The throne is occupied by the patriarch/Divine ruler/father King Lear. Timothy West, magnificent as Lear, effortlessly exudes the authority of experience, age and power. His craggy irascible forehead, wisps of white hair, and trademark frown frame the eyes of a king at odds with the onset of old age, physical deterioration unsuited to his lion-hearted rule. Lear demands, as many fathers must still demand, proof of their children's affection.

Two of his three daughters, triple heirs to this jewel of Britain, empowered by their less than perfect marriages to less than perfect men, receive their blessing and their portion from their fulsomely and heartlessly praised father. Only Cordelia, youngest favourite of Lear, and yet to be married to a suitable French king, believes that true love and respect in deed and action are worth more than the false-tongued sycophancy of her self-motivated siblings. Cordelia will not measure her love for her father, turn her love into a commodity to be rewarded and exchanged for land and title.

We cringe, as generations have cringed, at the impotent heartlessness of Lear's reaction. Lear's rejection of his beloved Cordelia, his blindness to her honest affection, and her banishment from his heart and care foredooms the royal princess to exile and the inevitability of tragic consequence.

Cordelia, regally portrayed by Rachel Pickup, appears very little in the course of the play. Yet her character is so important, so influential on the developing narrative. Her sisters are the malicious and scheming Goneril, played with haughty disdain by the excellent Jessica Turner, and Regan, no less heartless as she nonchalantly fingers Gloucester's blood, played with manipulative sensuality by Catherine Kanter.

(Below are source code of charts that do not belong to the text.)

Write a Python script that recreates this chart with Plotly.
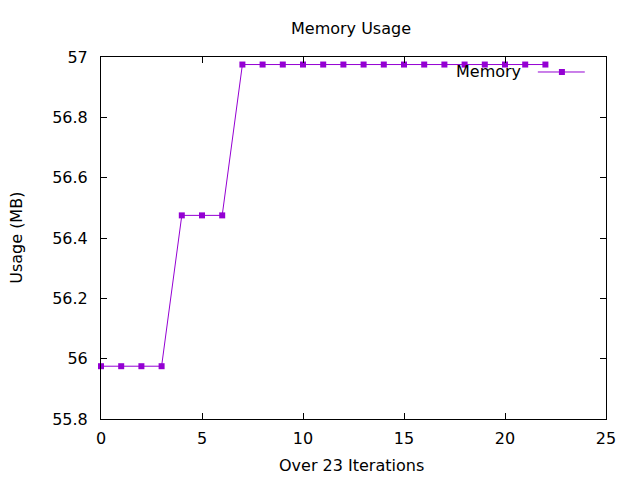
import plotly.graph_objects as go

iterations = list(range(23))
memory_mb = [55.975, 55.975, 55.975, 55.975,
             56.475, 56.475, 56.475,
             56.975, 56.975, 56.975, 56.975, 56.975, 56.975, 56.975, 56.975,
             56.975, 56.975, 56.975, 56.975, 56.975, 56.975, 56.975, 56.975]
series_name = "Memory"
color = "#9400D3"
font = "DejaVu Sans"
fs = 16

fig = go.Figure()
fig.add_trace(go.Scatter(
    x=iterations, y=memory_mb, mode="lines+markers", name=series_name,
    line=dict(color=color, width=1),
    marker=dict(symbol="square", size=6, color=color),
    showlegend=False, cliponaxis=False,
))
# legend sample (gnuplot style: text left of sample)
fig.add_trace(go.Scatter(
    x=[0.865, 0.958], y=[0.9586, 0.9586], xaxis="x2", yaxis="y2",
    mode="lines", line=dict(color=color, width=1), showlegend=False, hoverinfo="skip",
))
fig.add_trace(go.Scatter(
    x=[0.9127], y=[0.9586], xaxis="x2", yaxis="y2",
    mode="markers", marker=dict(symbol="square", size=6, color=color),
    showlegend=False, hoverinfo="skip",
))

axis_common = dict(
    showgrid=False, zeroline=False, showline=True, linecolor="black", linewidth=1,
    mirror="ticks", ticks="inside", ticklen=6, tickcolor="black", automargin=False,
    tickfont=dict(family=font, size=fs, color="black"),
)
fig.update_layout(
    width=640, height=480,
    margin=dict(l=101, r=34, t=57, b=61, autoexpand=False),
    paper_bgcolor="white", plot_bgcolor="white",
    xaxis=dict(range=[0, 25], tick0=0, dtick=5, ticklabelstandoff=5, **axis_common),
    yaxis=dict(range=[55.8, 57], tick0=55.8, dtick=0.2, ticklabelstandoff=9, **axis_common),
    xaxis2=dict(domain=[0, 1], range=[0, 1], overlaying="x", visible=False, anchor="y2"),
    yaxis2=dict(domain=[0, 1], range=[0, 1], overlaying="y", visible=False, anchor="x2"),
    annotations=[
        dict(text=series_name, xref="paper", yref="paper", x=0.835, y=0.9586,
             xanchor="right", yanchor="middle", showarrow=False,
             font=dict(family=font, size=fs, color="black")),
        dict(text="Memory Usage", xref="paper", yref="paper", x=0.496, y=1.080,
             xanchor="center", yanchor="middle", showarrow=False,
             font=dict(family=font, size=fs, color="black")),
        dict(text="Over 23 Iterations", xref="paper", yref="paper", x=0.496, y=-0.1298,
             xanchor="center", yanchor="middle", showarrow=False,
             font=dict(family=font, size=fs, color="black")),
        dict(text="Usage (MB)", xref="paper", yref="paper", x=-0.1687, y=0.5,
             xanchor="center", yanchor="middle", showarrow=False, textangle=-90,
             font=dict(family=font, size=fs, color="black")),
    ],
)
fig.write_html("out.html", config={"displayModeBar": False},
               post_script="document.body.style.margin='0';document.body.style.padding='0';")
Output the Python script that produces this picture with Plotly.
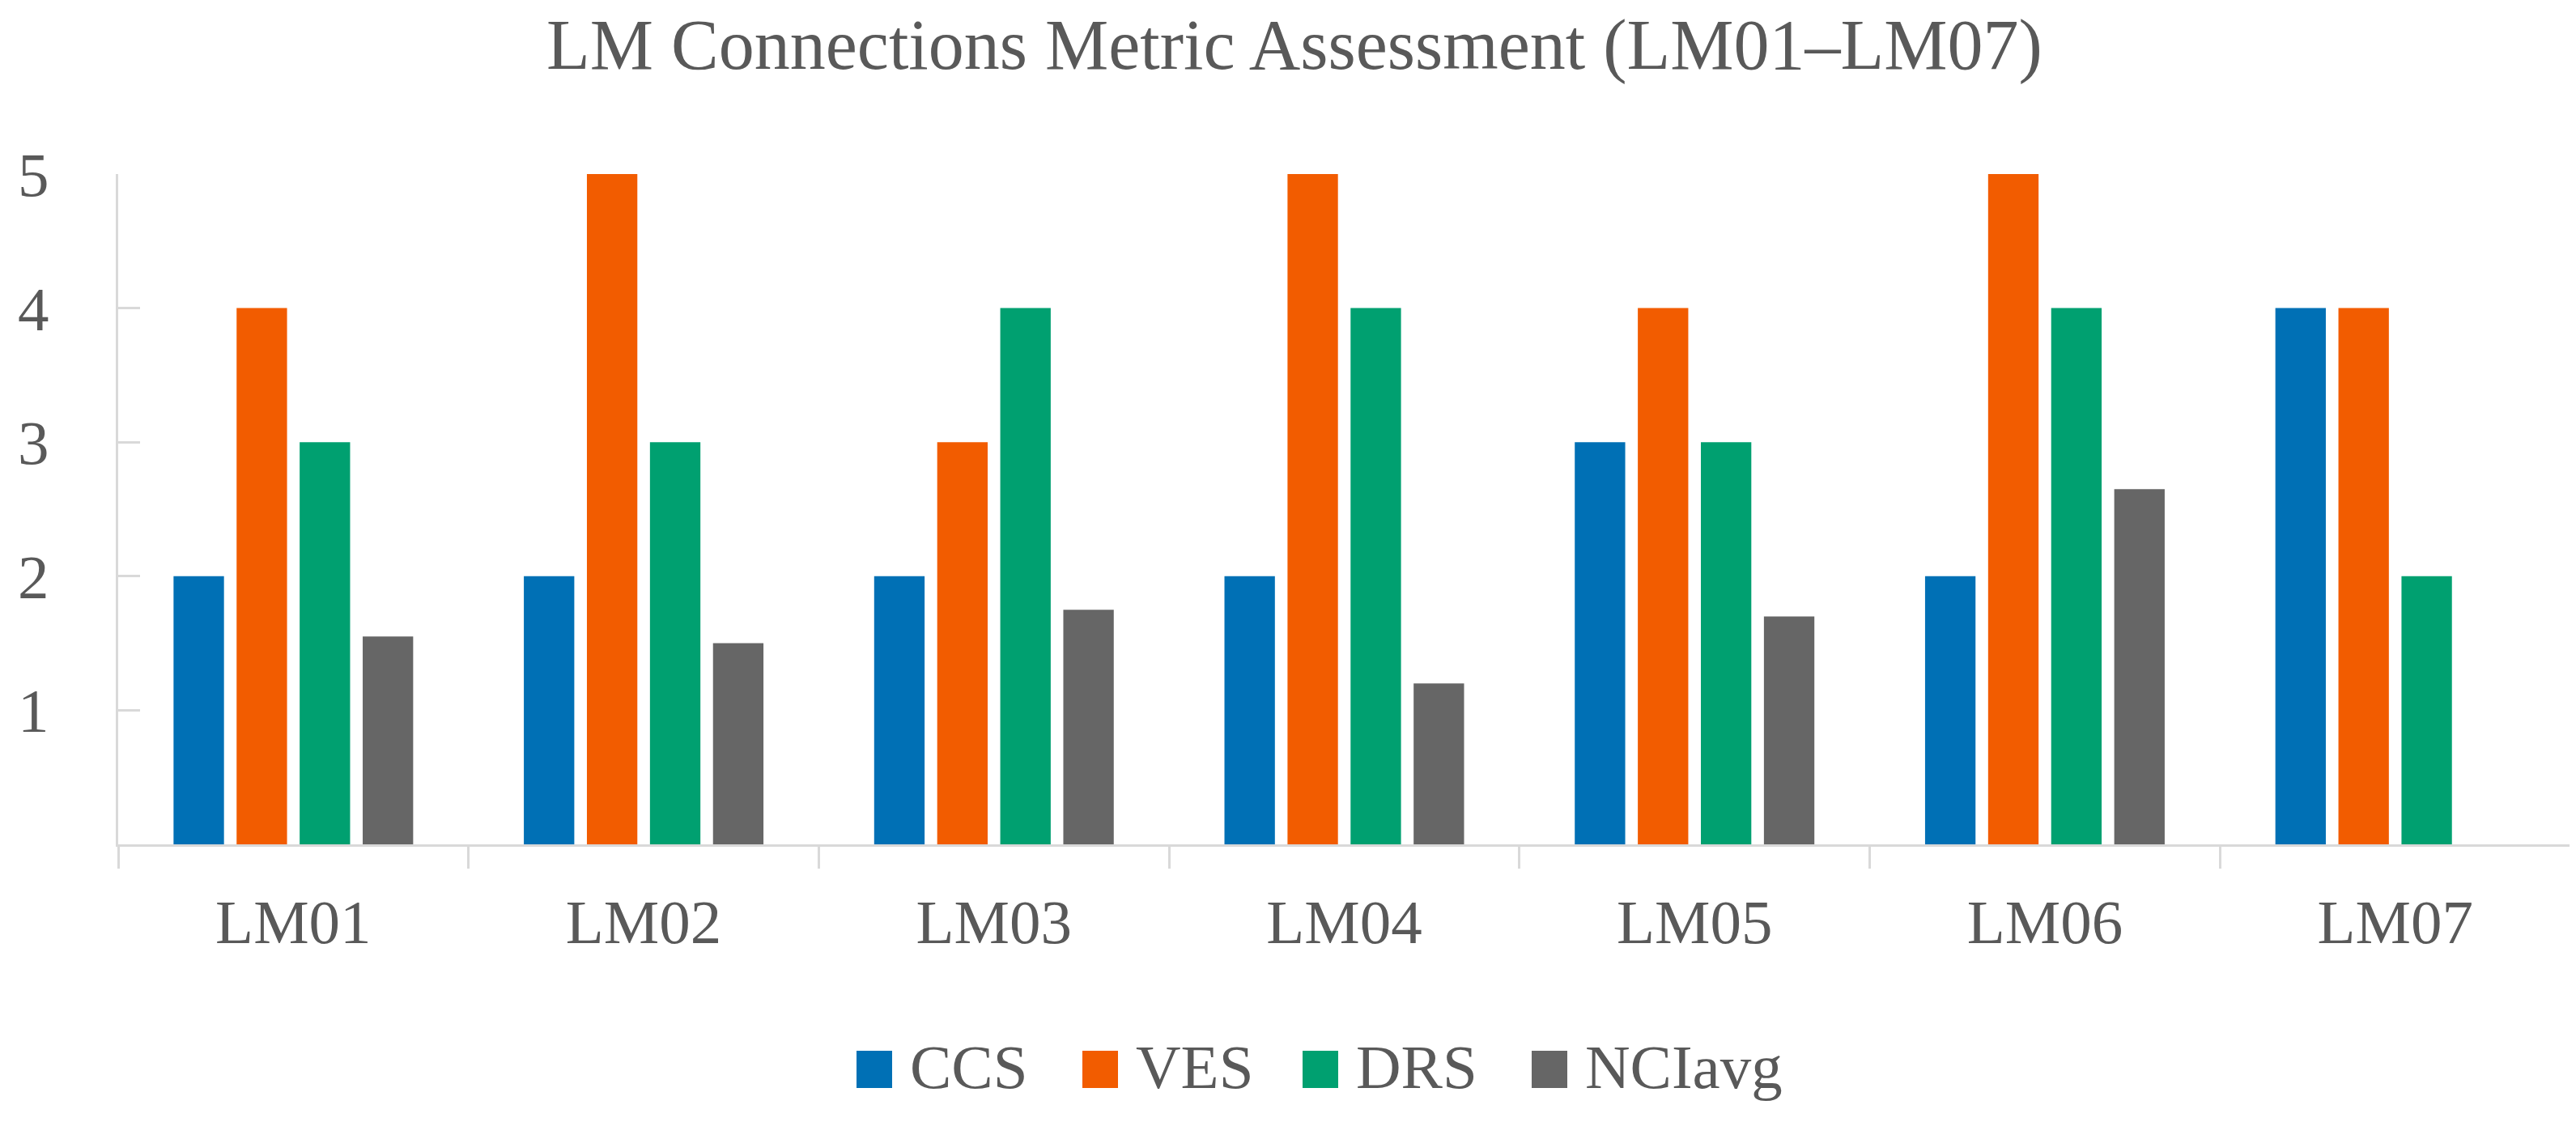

Their husbands, Albany (Robert East) and Cornwall (Christopher Campbell), make sorry attempts at male domination of these female forces for evil. Only Albany, abused and emasculated by his domineering wife Goneril, alone discovers his own manly integrity, reuniting the nation and repelling the enemy without and within.

Rich in subplots, the play makes use of disguise and dissembling as both Kent, and Gloucester's wrongly accused legitimate son Edgar (Nick Fletcher), hide their aristocratic upbringings beneath a mantle of rural simplicity. Kent's refusal to remain quiet at Lear's outrageous treatment of Cordelia, and Kent's honourable attempt to remain close to his king, displays the character's strength, integrity and fortitude, even when basely thrown in the stocks by Cornwall and Regan. Garry Cooper's Kent was a highlight of an already wonderful evening.

Nick Fletcher played Edgar with boyish charm, his reincarnation as Mad Tom, a notoriously difficult transition, proved an intelligent study in disguise as necessary defence against unknown enemies. Edgar rediscovers his own father, Gloucester, now horrifically tortured and eyeless, and guides him through the troughs of despair and attempted suicide to a self-reckoning and Stoic acceptance of terrible fate. Michael Cronin's Gloucester received the applause it deserved, his awful blind journey mirroring the mental blindness of Lear himself.

Bitter comic relief comes from Lear's Fool (David Cardy) who hobbles alongside the king, his fooling jests recognizable as harsh comments on the king's irrational behaviour towards Cordelia. As Lear spirals into insanity, the Fool is revealed as sage, as contrasting wisdom to this storm-tossed land and storm-tossed kingly brain.

Grant Gillespie plays the intelligencing courtier, and confidential go-between of Goneril, with affectation and camp delight. He gets his come-uppance though, with his dying act of humanity changing the course of the play. Even this unwholesome character finds redemption in the end, unlike the princesses Goneril and Regan, both literally carted onto stage, their bodies poisoned and stabbed in bitter fratricide.

Stephen Unwin has directed a masterpiece of Shakespearean theatre. The clarity which I mentioned before is the most startling aspect of this evening. Every nuance, every subtlety of performance is nurtured and focused. The set designer, Neil Warmington, has created an acting space which draws the audience in, both visually and aurally. Warmington's collaboration with Mark Bouman on the costume design provides an artful evocation of Jacobean dress which clarifies specific references within the text. At no time a museum piece, but a visual evocation of a lost age resonating through this magnificent play. Bruno Poet's atmospheric side lighting casts extreme shadows over the actor's faces, whilst Duncan Chave's sound combines to create a storm of mind-shattering intensity.

King Lear at The Old Vic is triumphant tragedy. This is, without doubt, a great Lear for the twenty-first century. Miss it at your peril.